-- Start Input for this task --
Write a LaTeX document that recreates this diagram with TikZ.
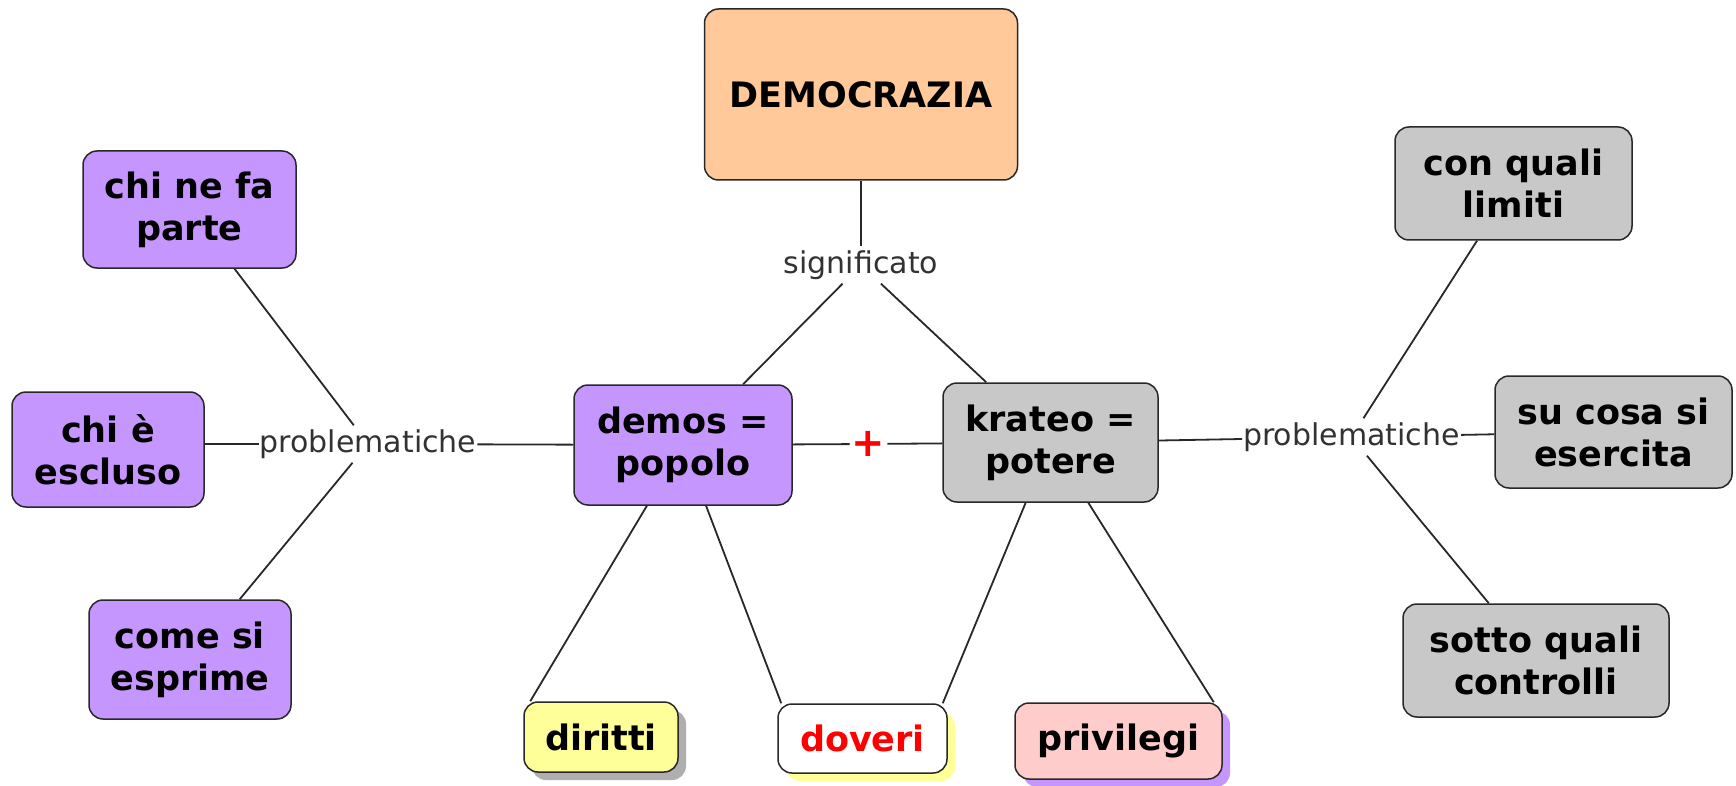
\documentclass[tikz,border=0pt]{standalone}
\usepackage{fontspec}
\setmainfont{DejaVu Sans}
\usetikzlibrary{shadows}
\definecolor{peach}{RGB}{255,201,153}
\definecolor{lilac}{RGB}{198,150,255}
\definecolor{greybox}{RGB}{200,200,200}
\definecolor{yell}{RGB}{255,255,153}
\definecolor{pinkbox}{RGB}{255,204,204}
\definecolor{lncol}{RGB}{40,40,40}
\definecolor{lbltxt}{RGB}{50,50,50}
\definecolor{shgrey}{RGB}{175,175,175}
\definecolor{redtxt}{RGB}{255,0,0}
\begin{document}
\begin{tikzpicture}[x=1pt,y=-1pt,
  box/.style={draw=lncol, line width=1.5pt, rounded corners=14pt, align=center,
    font=\fontsize{35}{42}\selectfont\bfseries, inner sep=0pt},
  lnk/.style={draw=lncol, line width=1.8pt},
  lbl/.style={fill=white, inner xsep=1pt, inner ysep=4pt, text=lbltxt,
    font=\fontsize{30}{36}\selectfont},
  shad/.style={drop shadow={shadow xshift=8pt, shadow yshift=-8pt, fill=#1, opacity=1}}]
\fill[white] (0,0) rectangle (1736,786);
\useasboundingbox (0,0) rectangle (1736,786);

% main boxes
\node[box, fill=peach, minimum width=313pt, minimum height=171pt] (dem) at (861,94.5) {DEMOCRAZIA};
\node[box, fill=lilac, minimum width=218pt, minimum height=120pt] (demos) at (683,445) {demos =\\popolo};
\node[box, fill=greybox, minimum width=215pt, minimum height=119pt] (krateo) at (1050.5,442.5) {krateo =\\potere};

% left boxes
\node[box, fill=lilac, minimum width=213pt, minimum height=117pt] (cnf) at (189.5,209.5) {chi ne fa\\parte};
\node[box, fill=lilac, minimum width=192pt, minimum height=115pt] (cee) at (108,449.5) {chi è\\escluso};
\node[box, fill=lilac, minimum width=202pt, minimum height=119pt] (cse) at (190,659.5) {come si\\esprime};

% right boxes
\node[box, fill=greybox, minimum width=237pt, minimum height=113pt] (clq) at (1513.5,183.5) {con quali\\limiti};
\node[box, fill=greybox, minimum width=237pt, minimum height=112pt] (scse) at (1613.5,432) {su cosa si\\esercita};
\node[box, fill=greybox, minimum width=266pt, minimum height=113pt] (sqc) at (1536,660.5) {sotto quali\\controlli};

% bottom boxes
\node[box, fill=yell, shad=shgrey, minimum width=154pt, minimum height=70pt] (dir) at (601,737) {diritti};
\node[box, fill=white, shad=yell, text=redtxt, minimum width=169pt, minimum height=69pt] (dov) at (862.5,738.5) {doveri};
\node[box, fill=pinkbox, shad=lilac, minimum width=207pt, minimum height=76pt] (pri) at (1118.5,741) {privilegi};

% linking phrases
\node[lbl] (sig) at (861,265) {significato};
\node[lbl] (lblL) at (368,444) {problematiche};
\node[lbl] (lblR) at (1351.5,437) {problematiche};
\node[fill=white, inner sep=2pt, text=redtxt, font=\fontsize{40}{40}\selectfont\bfseries] (plus) at (868.5,444) {+};

% connectors
\draw[lnk] (dem) -- (sig);
\draw[lnk] (sig) -- (demos);
\draw[lnk] (sig) -- (krateo);
\draw[lnk] (demos) -- (plus);
\draw[lnk] (plus) -- (krateo);

\draw[lnk] (demos) -- (lblL);
\draw[lnk] (lblL) -- (cnf);
\draw[lnk] (lblL.west) -- (cee.east |- lblL.west);
\draw[lnk] (lblL) -- (cse);

\draw[lnk] (krateo) -- (lblR);
\draw[lnk] (lblR) -- (clq);
\draw[lnk] (lblR) -- (scse);
\draw[lnk] (lblR) -- (sqc);

\draw[lnk] ([xshift=7pt]dir.north west) -- (demos);
\draw[lnk] ([xshift=4pt]dov.north west) -- (demos);
\draw[lnk] ([xshift=-5pt]dov.north east) -- (krateo);
\draw[lnk] ([xshift=-9pt]pri.north east) -- (krateo);
\end{tikzpicture}
\end{document}
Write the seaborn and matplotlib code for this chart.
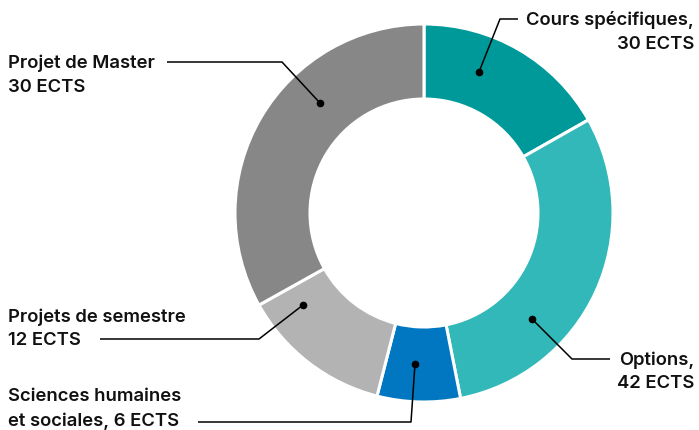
import matplotlib.pyplot as plt
import seaborn as sns

sns.set_theme(style="white")
plt.rcParams['font.family'] = ['Inter', 'DejaVu Sans']

# --- data ---
categories = ["Cours spécifiques", "Options", "Sciences humaines et sociales",
              "Projets de semestre", "Projet de Master"]
ects = [30, 42, 6, 12, 30]
# arc shares as drawn in the picture (percent of the ring)
shares = [16.8, 30.1, 7.1, 12.9, 33.1]
colors = ["#009999", "#33b8b9", "#0077c0", "#b3b3b3", "#878787"]

label_lines = [
    ["Cours spécifiques,", "30 ECTS"],
    ["Options,", "42 ECTS"],
    ["Sciences humaines", "et sociales, 6 ECTS"],
    ["Projets de semestre", "12 ECTS"],
    ["Projet de Master", "30 ECTS"],
]

W, H = 699, 431
fig = plt.figure(figsize=(W / 100, H / 100), dpi=100)
ax = fig.add_axes([0, 0, 1, 1])

cx, cy = 424, H - 214
ax.pie(shares, colors=colors, startangle=90, counterclock=False,
       center=(cx, cy), radius=189, frame=True,
       wedgeprops=dict(width=75, edgecolor="white", linewidth=2.2))
ax.set_xlim(0, W)
ax.set_ylim(0, H)
ax.set_aspect("equal")
ax.axis("off")

def py(y):
    return H - y

# leader lines (pixel coords, y down): path from dot to text end
leaders = [
    [(479, 73), (500, 20), (518, 20)],
    [(532, 320), (572, 360), (610, 360)],
    [(415, 365), (411, 423), (198, 423)],
    [(303, 306), (259, 340), (100, 340)],
    [(320, 104), (282, 63), (167, 63)],
]
for path in leaders:
    xs = [p[0] for p in path]
    ys = [py(p[1]) for p in path]
    ax.plot(xs, ys, color="black", lw=1.1, solid_capstyle="butt")
    ax.plot(xs[0], ys[0], "o", color="black", ms=4.5)

# label text positions: (x, y of first line, ha)
text_pos = [
    (694, 20, "right"),
    (694, 360, "right"),
    (8, 397, "left"),
    (8, 317, "left"),
    (8, 63, "left"),
]
for (x, y, ha), lines in zip(text_pos, label_lines):
    for i, line in enumerate(lines):
        ax.text(x, py(y + 24 * i), line, ha=ha, va="center", fontsize=13.3,
                fontweight="semibold", color="#111111")

fig.savefig("out.png", dpi=100)
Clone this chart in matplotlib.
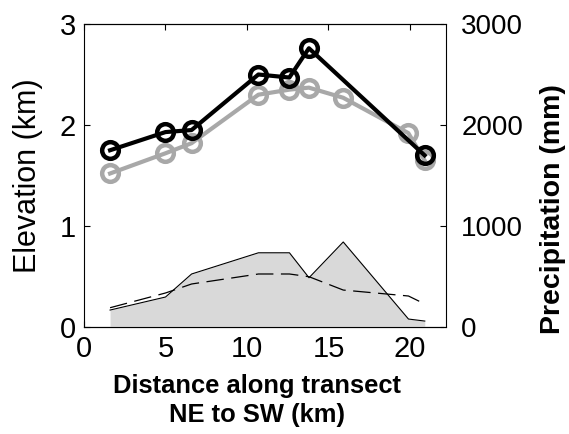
-- End Input for this task --
Write down exactly what the lines above say, from the line holding "Write the seaborn" through the line holding "plt.rcParams['font.family'] = ['Inter', 'DejaVu", and nothing more. Do not copy the pictures.

Write the seaborn and matplotlib code for this chart.
import matplotlib.pyplot as plt
import seaborn as sns

sns.set_theme(style="white")
plt.rcParams['font.family'] = ['Inter', 'DejaVu Sans']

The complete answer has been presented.